I don't know about DDR6, but the DDR5 command interface is
significantly more complex
<https://en.wikipedia.org/wiki/DDR5#Command_encoding> than early
asynchronous DRAM.

>I suspect when this happens, the DRAMs will partition the inbound
>address into 3 or 4 sections, and use each section independently
>Bank-Row-Column or block-bank-row-column.

Looking at the commands from the link above, Activate already
transfers the row in two pieces, and the read and write are also
transferred in two pieces.

>In addition each building block will be internally self timed, no
>external need to refresh the bank-row, and the only non access
>command in the arsenal is power-down and power-up.

Self-refresh is already there, but AFAIK only used when processing is
suspended.

However, there are many commands, many more than in the 16kx1 DRAMs of
old. What would make them go in the direction of simplifying the
interface? The hardest part these days seems to be getting the high
transfer rates to work, the rest of the interface is probably
comparatively easy.

- anton
--
'Anyone trying for "industrial quality" ISA should avoid undefined behavior.'
Mitch Alsup, <c17fcd89-f024-40e7-a594-88a85ac10d20o@googlegroups.com>

Anton Ertl wrote:

> mitchalsup@aol.com (MitchAlsup) writes:
>>Sooner or later, designers will have to come to the realization that
>>an external DRAM controller can never guarantee everything every DRAM
>>actually needs to retain data under all conditions, and the DRAMs
>>are going to have to change the interface such that requests flow
>>in and results flow out based on the DRAM internal controller--much
>>like that of a SATA disk drive.
>>
>>Let us face it, the DDR-6 interface model is based on the 16K-bit
>>DRAM chips from about 1979: RAS and CAS, it got speed up, pipelined,
>>double data rated, and each step added address bits to RAS and CAS.

> I don't know about DDR6, but the DDR5 command interface is
> significantly more complex
> <https://en.wikipedia.org/wiki/DDR5#Command_encoding> than early
> asynchronous DRAM.

>>I suspect when this happens, the DRAMs will partition the inbound
>>address into 3 or 4 sections, and use each section independently
>>Bank-Row-Column or block-bank-row-column.

> Looking at the commands from the link above, Activate already
> transfers the row in two pieces, and the read and write are also
> transferred in two pieces.

>>In addition each building block will be internally self timed, no
>>external need to refresh the bank-row, and the only non access
>>command in the arsenal is power-down and power-up.

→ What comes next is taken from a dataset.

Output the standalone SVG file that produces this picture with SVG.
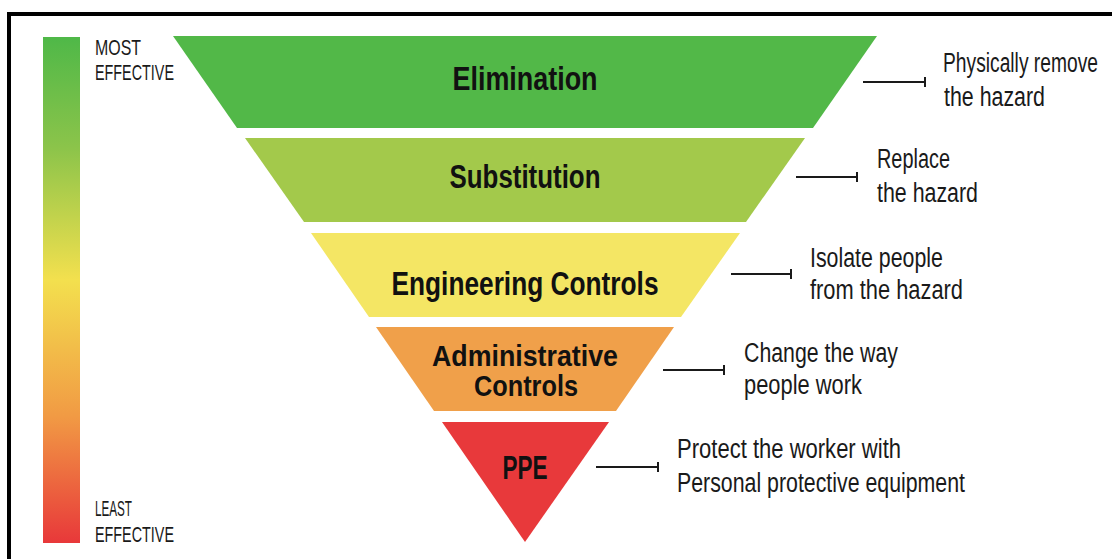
<svg xmlns="http://www.w3.org/2000/svg" width="1112" height="559" viewBox="0 0 1112 559">
  <style>
    .lvl { font-family: "Liberation Sans Narrow", "Liberation Sans", "DejaVu Sans Condensed", sans-serif; font-weight: bold; fill: #111; }
    .desc { font-family: "Liberation Sans Narrow", "Liberation Sans", "DejaVu Sans Condensed", sans-serif; fill: #1a1a1a; font-size: 27px; }
    .scale { font-family: "Liberation Sans Narrow", "Liberation Sans", "DejaVu Sans Condensed", sans-serif; fill: #1a1a1a; font-size: 22px; }
    .conn { stroke: #1a1a1a; stroke-width: 2; fill: none; }
  </style>
  <defs>
    <linearGradient id="effGrad" x1="0" y1="0" x2="0" y2="1">
      <stop offset="0" stop-color="#4fb848"/>
      <stop offset="0.22" stop-color="#8cc44a"/>
      <stop offset="0.48" stop-color="#f3e04e"/>
      <stop offset="0.75" stop-color="#f19a44"/>
      <stop offset="1" stop-color="#e8383a"/>
    </linearGradient>
  </defs>
  <rect width="1112" height="559" fill="#ffffff"/>
  <path d="M9 559 V14 H1112" fill="none" stroke="#000" stroke-width="4"/>

  <g id="scale-bar">
    <rect x="43" y="37" width="37" height="506" fill="url(#effGrad)"/>
    <text class="scale" x="95" y="55" textLength="46" lengthAdjust="spacingAndGlyphs">MOST</text>
    <text class="scale" x="95" y="80" textLength="79" lengthAdjust="spacingAndGlyphs">EFFECTIVE</text>
    <text class="scale" x="95" y="516" textLength="37" lengthAdjust="spacingAndGlyphs">LEAST</text>
    <text class="scale" x="95" y="542" textLength="79" lengthAdjust="spacingAndGlyphs">EFFECTIVE</text>
  </g>

  <g id="elimination">
    <polygon points="173,36 877,36 813,128 237,128" fill="#52b848"/>
    <text class="lvl" x="525" y="90" font-size="33" text-anchor="middle" textLength="145" lengthAdjust="spacingAndGlyphs">Elimination</text>
  </g>
  <g id="substitution">
    <polygon points="245,138 805,138 746,222 304,222" fill="#a3c94b"/>
    <text class="lvl" x="525" y="188" font-size="33" text-anchor="middle" textLength="151" lengthAdjust="spacingAndGlyphs">Substitution</text>
  </g>
  <g id="engineering">
    <polygon points="311,233 740,233 681,317 369,317" fill="#f4e664"/>
    <text class="lvl" x="525" y="295" font-size="33" text-anchor="middle" textLength="267" lengthAdjust="spacingAndGlyphs">Engineering Controls</text>
  </g>
  <g id="administrative">
    <polygon points="376,327 674,327 616,411 434,411" fill="#f0a04a"/>
    <text class="lvl" x="525" y="366" font-size="29" text-anchor="middle" textLength="186" lengthAdjust="spacingAndGlyphs">Administrative</text>
    <text class="lvl" x="526" y="396" font-size="29" text-anchor="middle" textLength="104" lengthAdjust="spacingAndGlyphs">Controls</text>
  </g>
  <g id="ppe">
    <polygon points="442,422 609,422 525,542" fill="#e8393b"/>
    <text class="lvl" x="525" y="479" font-size="33" text-anchor="middle" textLength="45" lengthAdjust="spacingAndGlyphs">PPE</text>
  </g>

  <g id="connectors">
    <path class="conn" d="M863 82 H925 M925 77 V87"/>
    <path class="conn" d="M796 177 H857 M857 172 V182"/>
    <path class="conn" d="M731 274 H791 M791 269 V279"/>
    <path class="conn" d="M663 370 H724 M724 365 V375"/>
    <path class="conn" d="M596 467 H658 M658 462 V472"/>
  </g>

  <g id="descriptions">
    <text class="desc" x="943" y="72" textLength="155" lengthAdjust="spacingAndGlyphs">Physically remove</text>
    <text class="desc" x="944" y="106" textLength="101" lengthAdjust="spacingAndGlyphs">the hazard</text>
    <text class="desc" x="877" y="168" textLength="73" lengthAdjust="spacingAndGlyphs">Replace</text>
    <text class="desc" x="877" y="202" textLength="101" lengthAdjust="spacingAndGlyphs">the hazard</text>
    <text class="desc" x="810" y="267" textLength="133" lengthAdjust="spacingAndGlyphs">Isolate people</text>
    <text class="desc" x="810" y="299" textLength="153" lengthAdjust="spacingAndGlyphs">from the hazard</text>
    <text class="desc" x="744" y="362" textLength="154" lengthAdjust="spacingAndGlyphs">Change the way</text>
    <text class="desc" x="744" y="394" textLength="118" lengthAdjust="spacingAndGlyphs">people work</text>
    <text class="desc" x="677" y="458" textLength="224" lengthAdjust="spacingAndGlyphs">Protect the worker with</text>
    <text class="desc" x="677" y="492" textLength="288" lengthAdjust="spacingAndGlyphs">Personal protective equipment</text>
  </g>
</svg>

> Self-refresh is already there, but AFAIK only used when processing is
> suspended.

My DRAM controller (AMD Opteron rev G) used ACTivate commands instead of
refresh commands to refresh rows in DDR2 DRAM. The timings were better.
It just did not come back and ask for data from the RASed row.

> However, there are many commands, many more than in the 16kx1 DRAMs of
> old. What would make them go in the direction of simplifying the
> interface?

Pins that are less expensive.
> The hardest part these days seems to be getting the high
> transfer rates to work, the rest of the interface is probably
> comparatively easy.

This is from DDR4 and onward where one has to control drive strength
and clock edge offsets (with a DLL) to transfer data that fast.

> - anton

Anton Ertl wrote:
> mitchalsup@aol.com (MitchAlsup1) writes:
>> Anton Ertl wrote:
>>
>>> EricP <ThatWouldBeTelling@thevillage.com> writes:
>>>> A 16 Gb dram with 8kb rows has 2^21 = 2 million rows.
>>>> So having a counter for each row is impractical.
>>> A (say) 16-bit counter for each 8Kb row would be a 0.2% overhead.
>> You are comparing a 16-bit incrementor and its associated flip-flop
>> with a single transistor divided by the number of them in a word.
>
> I was thinking about counting each access only when the cache line is
> accessed. Then there needs to be only one incrementor per bank, and
> the counter can be stored in DRAM like the payload data.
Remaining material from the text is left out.